Como explicou Paulo Costa, no caso dos navios de guerra do século XX, afundados durante as duas Guerras Mundiais, o que interessa aos caçadores de tesouros já não é o conteúdo dos navios, mas sim o seu metal, que por estar submerso antes do início da era atómica, em 1945, não tem vestígios de radiação, o que torna esse metal mais valioso.

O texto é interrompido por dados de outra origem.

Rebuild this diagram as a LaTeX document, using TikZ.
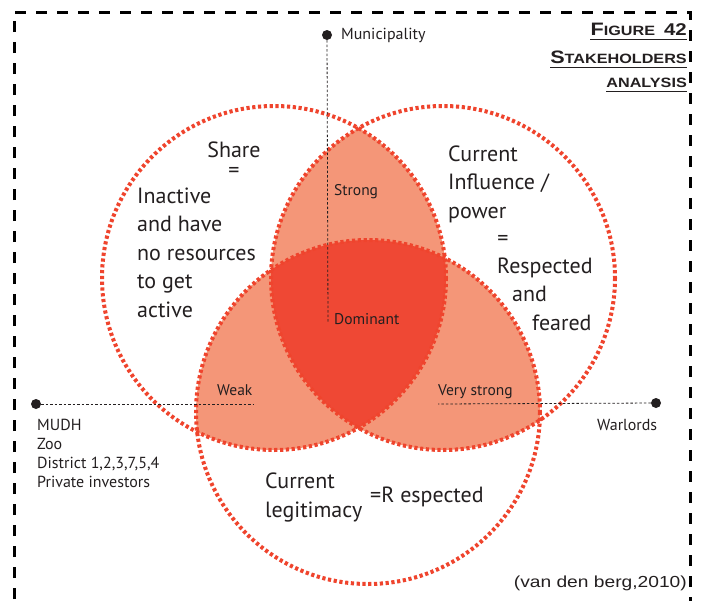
\documentclass[tikz,border=0pt]{standalone}
\usepackage{fontspec}
\setmainfont{PT Sans}
\newfontfamily\titlefont[FakeStretch=1.2]{Liberation Sans}
\usepackage{xcolor}
\usepackage{tikz}
\definecolor{ringred}{RGB}{239,68,45}
\definecolor{lenssalmon}{RGB}{244,150,120}
\definecolor{corered}{RGB}{239,72,52}
\definecolor{inkgray}{RGB}{35,31,32}

\begin{document}
\begin{tikzpicture}[x=1pt,y=-1pt,
  ring/.style={ringred, line width=4pt, dash pattern=on 3.2pt off 2.6pt},
  bigtext/.style={inkgray, inner sep=0pt, font=\fontsize{22}{28.5}\selectfont, align=left},
  smalltext/.style={inkgray, inner sep=0pt, font=\fontsize{15.5}{18}\selectfont},
  sidetext/.style={inkgray, inner sep=0pt, font=\fontsize{16}{18.7}\selectfont, align=left},
  titletext/.style={inkgray, inner sep=0pt, font=\titlefont\bfseries},
  blob/.style={circle, fill=inkgray, inner sep=0pt, minimum size=10pt},
  leader/.style={inkgray, line width=0.8pt, dash pattern=on 2.5pt off 2pt},
  frame/.style={black, line width=3pt, dash pattern=on 11pt off 10pt}]
\useasboundingbox (0,0) rectangle (707,600);

% frame
\draw[frame] (14,620) -- (14,12) -- (690,12) -- (690,620);

% circle centres
\coordinate (cl) at (274,278);
\coordinate (cr) at (443,278);
\coordinate (cb) at (368,412);

% overlaps
\begin{scope}
  \clip (cl) circle (172);
  \fill[lenssalmon] (cr) circle (172);
  \fill[lenssalmon] (cb) circle (172);
\end{scope}
\begin{scope}
  \clip (cr) circle (172);
  \fill[lenssalmon] (cb) circle (172);
\end{scope}
\begin{scope}
  \clip (cl) circle (172);
  \clip (cr) circle (172);
  \fill[corered] (cb) circle (172);
\end{scope}

\draw[ring] (cl) circle (172);
\draw[ring] (cr) circle (172);
\draw[ring] (cb) circle (172);

% stakeholders
\node[blob] (muni) at (327,35) {};
\node[blob] (mudh) at (36,404) {};
\node[blob] (warl) at (656,403) {};
\coordinate (muniend) at (328,323);
\coordinate (mudhend) at (253,404);
\coordinate (warlend) at (438,404);
\draw[leader] (muni) -- (muniend);
\draw[leader] (mudh) -- (mudhend);
\draw[leader] (warl) -- (warlend);

\node[sidetext, anchor=base west] (munilabel) at (341,39) {Municipality};
\node[sidetext, anchor=base west] (mudhlabel) at (37,487) {MUDH\\Zoo\\District 1,2,3,7,5,4\\Private investors};
\node[sidetext, anchor=base west] (warllabel) at (597,430) {Warlords};

% circle texts
\node[bigtext, anchor=base] (share) at (234,157) {Share};
\node[bigtext] (shareeq) at (234,172) {=};
\node[bigtext, anchor=base west] (inactive) at (137,317) {Inactive\\and have\\no resources\\to get\\active};
\node[bigtext, anchor=base west] (influence) at (448,218) {Current\\Influence /\\power};
\node[bigtext] (influenceeq) at (503,240) {=};
\node[bigtext, anchor=base west] (respected) at (497,330) {Respected\\\hspace*{15pt}and\\\hspace*{35pt}feared};
\node[bigtext, anchor=base west] (legitimacy) at (265,517) {Current\\legitimacy};
\node[bigtext, anchor=base west] (legitimacyeq) at (370,502) {=R espected};

% overlap labels
\node[smalltext, anchor=base west] (strong) at (334,195) {Strong};
\node[smalltext, anchor=base west] (dominant) at (334,324) {Dominant};
\node[smalltext, anchor=base west] (weak) at (217,395) {Weak};
\node[smalltext, anchor=base west] (verystrong) at (438,395) {Very strong};

% title
\node[titletext, anchor=base east] (figtitle) at (687,35)
  {\fontsize{18}{18}\selectfont F\fontsize{13.5}{18}\selectfont IGURE\ \ \fontsize{17}{18}\selectfont 42};
\node[titletext, anchor=base east] (stake) at (687,63)
  {\fontsize{18}{18}\selectfont S\fontsize{13.5}{18}\selectfont TAKEHOLDERS};
\node[titletext, anchor=base east] (analysis) at (687,87)
  {\fontsize{13.5}{18}\selectfont ANALYSIS};
\draw[inkgray, line width=1.6pt] ([yshift=-4pt]figtitle.south west) -- ([yshift=-4pt]figtitle.south east);
\draw[inkgray, line width=1.6pt] ([yshift=-4pt]stake.south west) -- ([yshift=-4pt]stake.south east);
\draw[inkgray, line width=1.6pt] ([yshift=-4pt]analysis.south west) -- ([yshift=-4pt]analysis.south east);

% source
\node[inkgray, inner sep=0pt, anchor=base east, font=\titlefont\fontsize{16}{16}\selectfont] (source) at (687,587) {(van den berg,2010)};
\end{tikzpicture}
\end{document}
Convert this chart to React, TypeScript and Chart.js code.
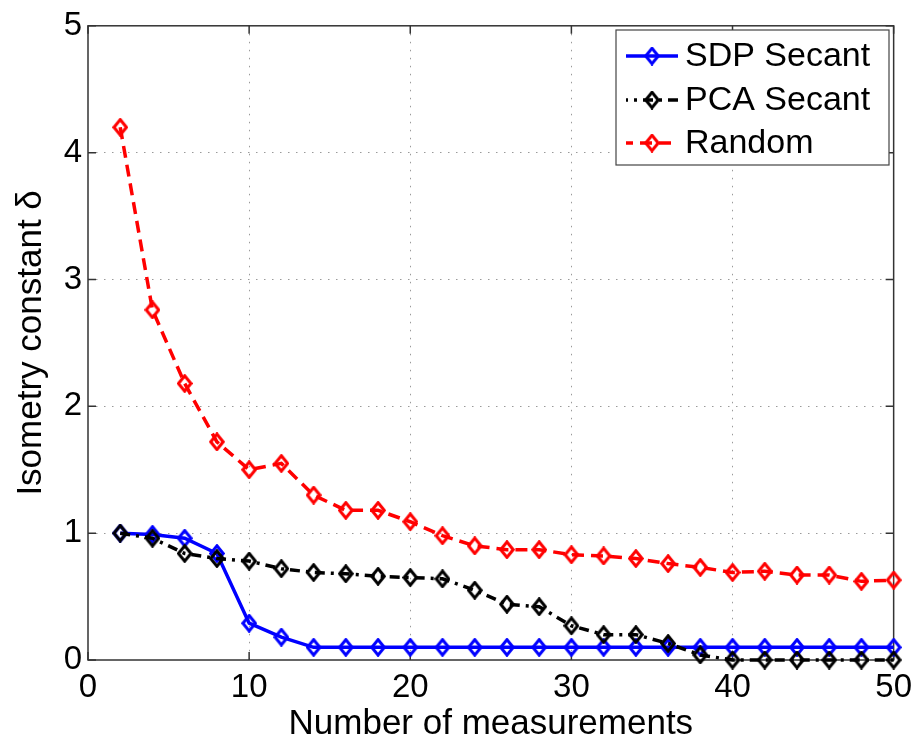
import React, { useEffect, useRef } from "react";
import { Chart, registerables } from "chart.js";

Chart.register(...registerables);

const measurements = [2, 4, 6, 8, 10, 12, 14, 16, 18, 20, 22, 24, 26, 28, 30, 32, 34, 36, 38, 40, 42, 44, 46, 48, 50];
const sdpSecant = [1.0, 0.99, 0.96, 0.84, 0.29, 0.18, 0.1, 0.1, 0.1, 0.1, 0.1, 0.1, 0.1, 0.1, 0.1, 0.1, 0.1, 0.1, 0.1, 0.1, 0.1, 0.1, 0.1, 0.1, 0.1];
const pcaSecant = [1.0, 0.96, 0.84, 0.8, 0.78, 0.72, 0.69, 0.68, 0.66, 0.65, 0.64, 0.55, 0.44, 0.42, 0.27, 0.2, 0.2, 0.13, 0.04, 0.0, 0.0, 0.0, 0.0, 0.0, 0.0];
const randomProj = [4.2, 2.76, 2.18, 1.72, 1.5, 1.55, 1.3, 1.18, 1.18, 1.09, 0.98, 0.9, 0.87, 0.87, 0.83, 0.82, 0.8, 0.76, 0.73, 0.69, 0.7, 0.67, 0.67, 0.62, 0.63];
const seriesNames = ["SDP Secant", "PCA Secant", "Random"];
const xTitle = "Number of measurements";
const yTitle = "Isometry constant δ";

const FONT = "'Liberation Sans', Arial, Helvetica, sans-serif";
const colors = ["#0000ff", "#000000", "#ff0000"];
const dashes = [[], [10, 6, 3, 6], [12, 7]];

function diamond(color: string): HTMLCanvasElement {
  const c = document.createElement("canvas");
  const w = 16, h = 19;
  c.width = w;
  c.height = h;
  const g = c.getContext("2d")!;
  g.strokeStyle = color;
  g.lineWidth = 3;
  g.lineJoin = "miter";
  g.beginPath();
  g.moveTo(w / 2, 1.8);
  g.lineTo(w - 1.8, h / 2);
  g.lineTo(w / 2, h - 1.8);
  g.lineTo(1.8, h / 2);
  g.closePath();
  g.stroke();
  return c;
}

export default function App() {
  const ref = useRef<HTMLCanvasElement | null>(null);
  useEffect(() => {
    if (!ref.current) return;
    const markers = colors.map(diamond);

    const boxPlugin = {
      id: "matlabBox",
      beforeDatasetsDraw(chart: any) {
        const { ctx, chartArea } = chart;
        const { left, right, top, bottom } = chartArea;
        ctx.save();
        ctx.strokeStyle = "#333";
        ctx.lineWidth = 1.5;
        ctx.setLineDash([]);
        ctx.strokeRect(left, top, right - left, bottom - top);
        const xs = chart.scales.x;
        const ys = chart.scales.y;
        ctx.beginPath();
        for (const t of xs.ticks) {
          const px = xs.getPixelForValue(t.value);
          ctx.moveTo(px, bottom);
          ctx.lineTo(px, bottom - 8);
          ctx.moveTo(px, top);
          ctx.lineTo(px, top + 8);
        }
        for (const t of ys.ticks) {
          const py = ys.getPixelForValue(t.value);
          ctx.moveTo(left, py);
          ctx.lineTo(left + 8, py);
          ctx.moveTo(right, py);
          ctx.lineTo(right - 8, py);
        }
        ctx.stroke();
        ctx.restore();
      },
      afterDatasetsDraw(chart: any) {
        const { ctx } = chart;
        ctx.save();
        const bx = 616, by = 30, bw = 273, bh = 135;
        ctx.fillStyle = "#fff";
        ctx.fillRect(bx, by, bw, bh);
        ctx.strokeStyle = "#444";
        ctx.lineWidth = 1.2;
        ctx.strokeRect(bx, by, bw, bh);
        const rows = [56, 100, 143];
        ctx.font = `34px ${FONT}`;
        ctx.textBaseline = "middle";
        ctx.textAlign = "left";
        seriesNames.forEach((name, i) => {
          const y = rows[i];
          ctx.strokeStyle = colors[i];
          ctx.lineWidth = 3.5;
          ctx.setLineDash(dashes[i]);
          ctx.lineDashOffset = i === 1 ? 8 : 5;
          ctx.beginPath();
          ctx.moveTo(626, y);
          ctx.lineTo(678, y);
          ctx.stroke();
          ctx.setLineDash([]);
          const m = markers[i];
          ctx.drawImage(m, 652 - m.width / 2, y - m.height / 2);
          ctx.fillStyle = "#000";
          ctx.fillText(name, 685, y + 1);
        });
        ctx.restore();
      },
    };

    const mk = (i: number, values: number[]) => ({
      label: seriesNames[i],
      data: measurements.map((x, k) => ({ x, y: values[k] })),
      borderColor: colors[i],
      backgroundColor: colors[i],
      borderWidth: 3.5,
      borderDash: dashes[i],
      pointStyle: markers[i],
      pointRadius: 8,
      pointHoverRadius: 8,
      tension: 0,
      clip: false as any,
      order: 3 - i,
    });

    const chart = new Chart(ref.current, {
      type: "line",
      data: {
        datasets: [mk(2, randomProj), mk(1, pcaSecant), mk(0, sdpSecant)],
      },
      options: {
        animation: false,
        responsive: false,
        devicePixelRatio: 1,
        events: [],
        layout: { padding: { left: 0, right: 22, top: 21, bottom: 0 } },
        plugins: { legend: { display: false }, tooltip: { enabled: false } },
        scales: {
          x: {
            type: "linear",
            min: 0,
            max: 50,
            ticks: { stepSize: 10, color: "#000", font: { family: FONT, size: 33 }, padding: 8, maxRotation: 0 },
            grid: {
              drawTicks: false,
              lineWidth: 1,
              color: (c: any) => (c.tick && (c.tick.value === 0 || c.tick.value === 50) ? "rgba(0,0,0,0)" : "#9a9a9a"),
            },
            border: { display: false, dash: [1.5, 6.5] },
            title: { display: true, text: xTitle, color: "#000", font: { family: FONT, size: 35, lineHeight: 1 }, padding: { top: 0, bottom: -4 } },
            afterFit: (s: any) => { s.height = 78; },
          },
          y: {
            type: "linear",
            min: 0,
            max: 5,
            ticks: { stepSize: 1, color: "#000", font: { family: FONT, size: 33 }, padding: 6 },
            grid: {
              drawTicks: false,
              lineWidth: 1,
              color: (c: any) => (c.tick && (c.tick.value === 0 || c.tick.value === 5) ? "rgba(0,0,0,0)" : "#9a9a9a"),
            },
            border: { display: false, dash: [1.5, 6.5] },
            title: { display: true, text: yTitle, color: "#000", font: { family: FONT, size: 35, lineHeight: 1 }, padding: { top: 14, bottom: 0 } },
            afterFit: (s: any) => { s.width = 88; },
          },
        },
      },
      plugins: [boxPlugin],
    } as any);
    return () => chart.destroy();
  }, []);

  return (
    <div style={{ position: "fixed", left: 0, top: 0, width: 920, height: 738, background: "#fff" }}>
      <canvas ref={ref} width={920} height={738} style={{ width: 920, height: 738 }} />
    </div>
  );
}
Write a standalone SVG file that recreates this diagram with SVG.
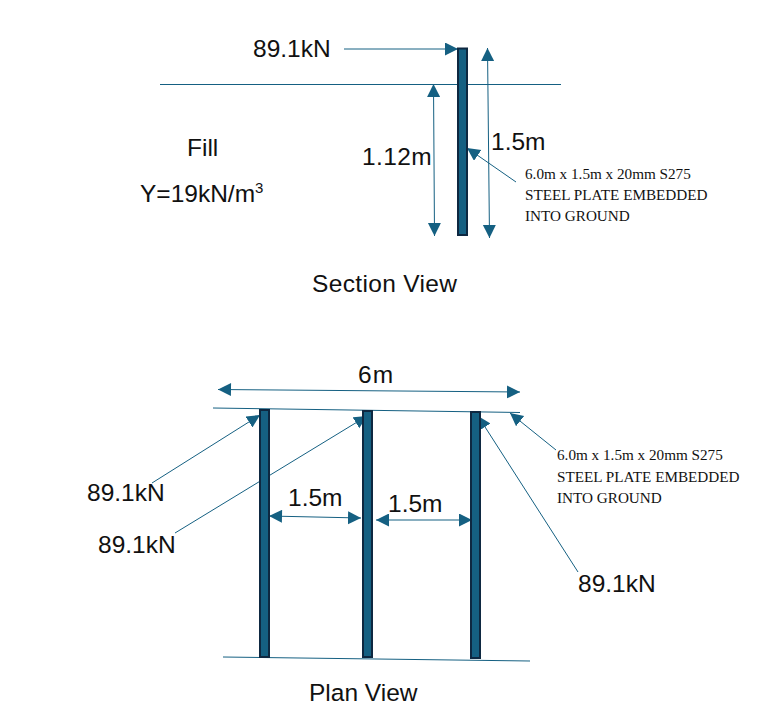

Enquadrada com a realidade, a história contada por Roca e Corral ganha outra pertinência, até porque o que se passou com a Nuestra Señora de las Mercedes, ameaça repetir-se em 2019 com a nau Santa Rosa, uma embarcação portuguesa de 66 canhões, carregada com dezenas de toneladas de ouro, afundada em 1726, com 700 portugueses a bordo, que se encontra em águas territoriais brasileiras, ao largo do Cabo Santo Agostinho, Pernambuco. Um navio já localizado em 1998, mas que só agora, com a subida de Bolsonaro ao poder, o Governo brasileiro concedeu autorização à Odyssey, a Ithaca do Cisne Negro para operações de resgate deste navio português.
Resta esperar que o Governo português mostre a mesma coragem com a Santa Rosa que o Governo Espanhol demonstrou com a Nuestra Señora de las Mercedes. Embora a situação seja bastante melhor, desde que em 1997, Manuel Maria Carrilho revogou a lei promulgada por Santana Lopes, que abria a porta à concessão de partes da costa a empresas privadas para levantar naufrágios históricos e nesse mesmo ano foi criada uma lei para a arqueologia subaquática, que permitiu a Portugal ser um dos primeiros países a aderirem à Convenção da UNESCO para Protecção do Património Cultural Subaquático, a falta de meios continua a ser gritante.